Não é “guerra de propaganda”. É reengenharia topológica. Ela multicentraliza (e estilhaça) as redes em miríades de esferas privadas opacas. É uma espécie de clustering fortemente restringido. A chamada tribalização, ou ilhamento em bolhas, é um dos efeitos observáveis dessa perturbação na fenomenologia da interação. A netwar desatalha, ou seja, corta as conexões (atalhos) entre os clusters. Ao fazer isso, conecta para dentro e desconecta para fora. E exclui nodos dos mundos sociais que habitavam. Com tudo isso, ela altera molecularmente comportamentos numa velocidade inimaginável, como numa reação em cadeia. Novos organismos sociais, malignos para a democracia, nascidos dessa operação, erigem-se em dias ou até em horas, talvez. Não há comparação com o tempo gasto para estruturar uma SS (Schutzstaffel) ou um Exército de Guardiães da Revolução Islâmica (Pásdárán), mais conhecido como Guarda Revolucionária Iraniana (IRGC).

A netwar que está em curso – na segunda guerra fria que já eclodiu – é muito mais perigosa para as democracias do que todas as guerras mundiais do século passado (a primeira e a segunda guerras e a primeiro guerra fria).

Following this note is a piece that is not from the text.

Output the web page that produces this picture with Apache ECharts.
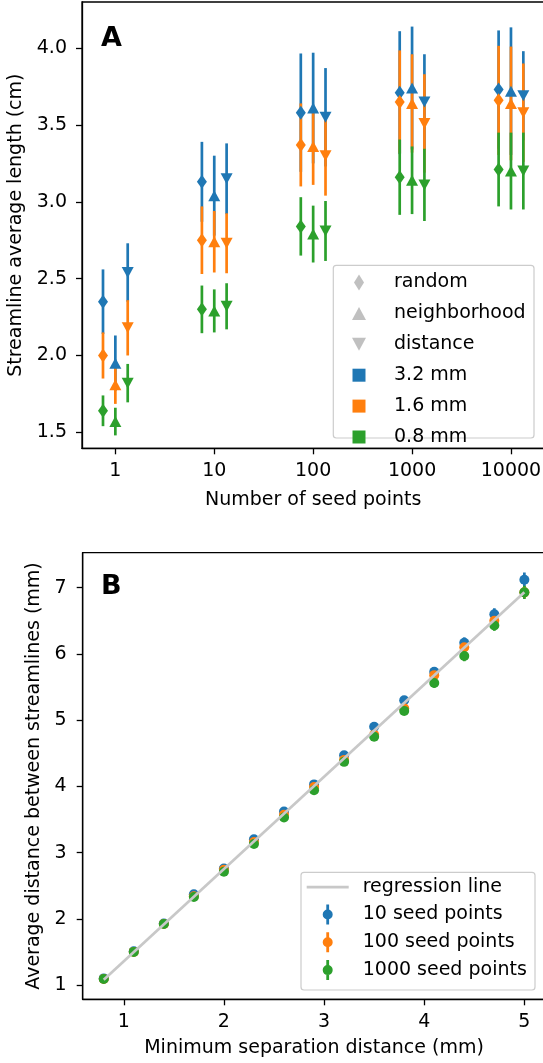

Toda realidade política sob a terceira onda de autocratização em que vivemos está afetada por essa segunda guerra fria que se instalou, notadamente, a partir da terceira década do século 21. Como foi dito, não é uma terceira guerra mundial, nos moldes das duas anteriores, nem é uma reedição da primeira guerra fria do século 20, porque não é uma guerra de blocos demarcados sobre a geografia do globo. Não é EUA x China no lugar de EUA x URSS. A segunda guerra fria é fractal, se instala dentro de cada país.

Um eixo autocrático, o mais poderoso já conformado em toda a história humana (Rússia, China, Irã, Coréia do Norte, Turquia, Hungria, Cuba, Venezuela, Nicarágua, além de várias outras ditaduras e grupos terroristas do Oriente Médio, da Ásia e da África e de Bharat – este último ainda uma incógnita), está movendo uma netwar mundial, uma campanha de isolamento e exterminação das democracias liberais. E, para tanto, está conquistando o alinhamento de regimes eleitorais não liberais parasitados por populismos (México, Honduras, Colômbia, Bolívia, Brasil, África do Sul, Indonésia et coetera).

Essa segunda guerra fria é uma guerra essencialmente política (ou antipolítica, quer dizer, contra a política: que não é guerra e sim evitar a guerra), com múltiplos eventos regionais de guerra quente (conflitos armados) que servem, fundamentalmente, para alimentar a netwar. A guerra do Hamas contra Israel não é uma guerra regional visando a alcançar objetivos militares locais, mas uma das espoletas para a explosão de uma netwar global. Mesmo que vença militarmente no terreno de Gaza, Israel já perdeu a netwar cujo palco é o mundo inteiro (e tanto é assim que se manifesta nos campi das universidades americanas, passando pelas ruas e praças de Paris, de Londres e de Bogotá, até chegar na avenida Paulista no Brasil). A guerra de Putin contra a Ucrânia não é só contra a Ucrânia, para conquistar território e se apropriar de recursos naturais, e sim contra a ordem liberal vigente na Europa e nos Estados Unidos. E ela é travada em todo lugar, até na Assembleia Geral da ONU e no seu Conselho de Segurança.

As três dezenas de democracias liberais que restaram não vão conseguir passar incólumes por essa nova guerra mundial que já está em curso: ao que tudo indica haverá declínio de direitos políticos e liberdades civis até mesmo nesses países de democracia mais avançada ou plena (União Europeia sem Hungria, Reino Unido, Noruega e Suíça, EUA, Canadá, Barbados, Costa Rica, Chile e Uruguai, Japão, Coréia do Sul, Taiwan, Israel, Austrália e Nova Zelândia).

Não se sabe ainda o que acontecerá, mas já se pode apostar que não será bom para as democracias.